从《野叟曝言》的解读来看朝廷盛典和宫廷大戏,也正是从这一独特的角度来回答为什么要研究清代的宫廷大戏,它的意义何在,研究的方式如何等问题。包括戏曲表演在内的万寿盛典并非孤立的事件,而是制度化的产物。夏敬渠把这一套现成的节目接过来,加以改编调整,然后嫁接到了文素臣和他的母亲头上。这里涉及从文字叙述到视觉呈现的媒体转换,也涉及小说内部展开的后设叙述的模式,为小说与戏曲的跨类研究打开了新的空间。的确,《野叟曝言》不仅让我们看到它如何把自己改编成戏曲搬上戏台,而且让我们陪同小说内部的观众和主要人物,通过看戏而不断重温小说的主要关目,倾听他们七嘴八舌的议论。经过这样一番处理,《野叟曝言》成功地揭示出了戏曲文化的诸多側面,及其与小说叙述的异常丰富的相关性。而我们在对上述现象做出描述和理解时,也不能不超越戏曲研究的传统领域和现成框架。

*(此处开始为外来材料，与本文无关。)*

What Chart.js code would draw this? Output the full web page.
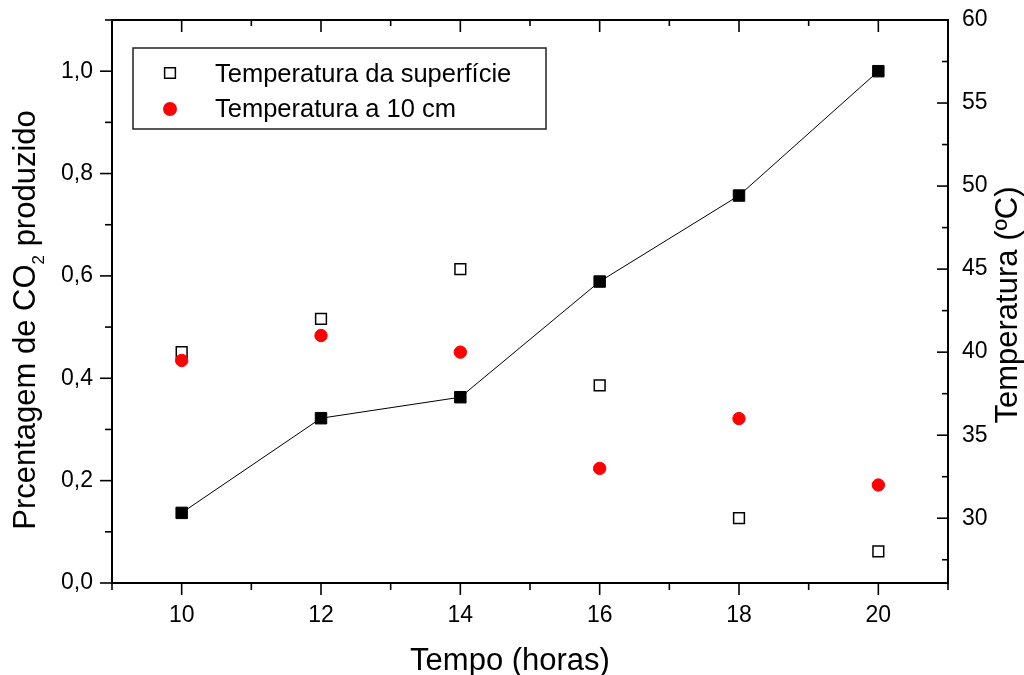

万寿庆典是清廷自我庆赏的仪式,也是对内对外塑造与展现帝国形象的官方场合。以它为范本来描写水氏寿庆,显然名不副实,但夏敬渠正是从万寿庆典那里汲取了素材和灵感,最终以戏曲《百寿记》的方式,将文素臣的一生功业提升到了儒教全球帝国的宏大想像的高度来加以呈现。因此,万国来朝不仅发生在寿筵上,还被提早写进了戏曲,而戏曲最终又在各国君臣的面前,从头至尾地演出一遍。这正是帝国想像的要旨所在:它不再是一个抽象的概念,而是化作了戏台景观,直接诉诸观众的视觉感官。不仅如此,海外各国的君臣使节既是被戏台景观召唤和创造出来的,又反过来构成了它得以成立的先决条件之一,因为他们既是戏中人,又是戏的观众。他们看到自己在戏台上所呈现的天下图景中,被安置在一个预设的位置上,并将这一天下图景当作了新的现实秩序接受下来。他们来自戏台,但在奇迹般展开的戏台景观面前,他们又是听任摆布的被动的受众与必不可少的见证者。不过,戏台景观并非故事的全部,因为小说的叙述者还掀起了戏台帘幕的一角,将后台的秘密暴露在我们眼前:原来令人惊愕的海上奇观不过是机械装置与技术操控的产物。躲在幕后的作者正是如此这般地编排了一部堪与宫廷连台大戏媲美的百出《百寿记》。而一部百余回的《野叟曝言》又何尝不是如此呢?它投射了关于文素臣及其全球霸业的想像,也让读者看到了这一想像是如何构造出来的,又怎样在小说中排演成戏。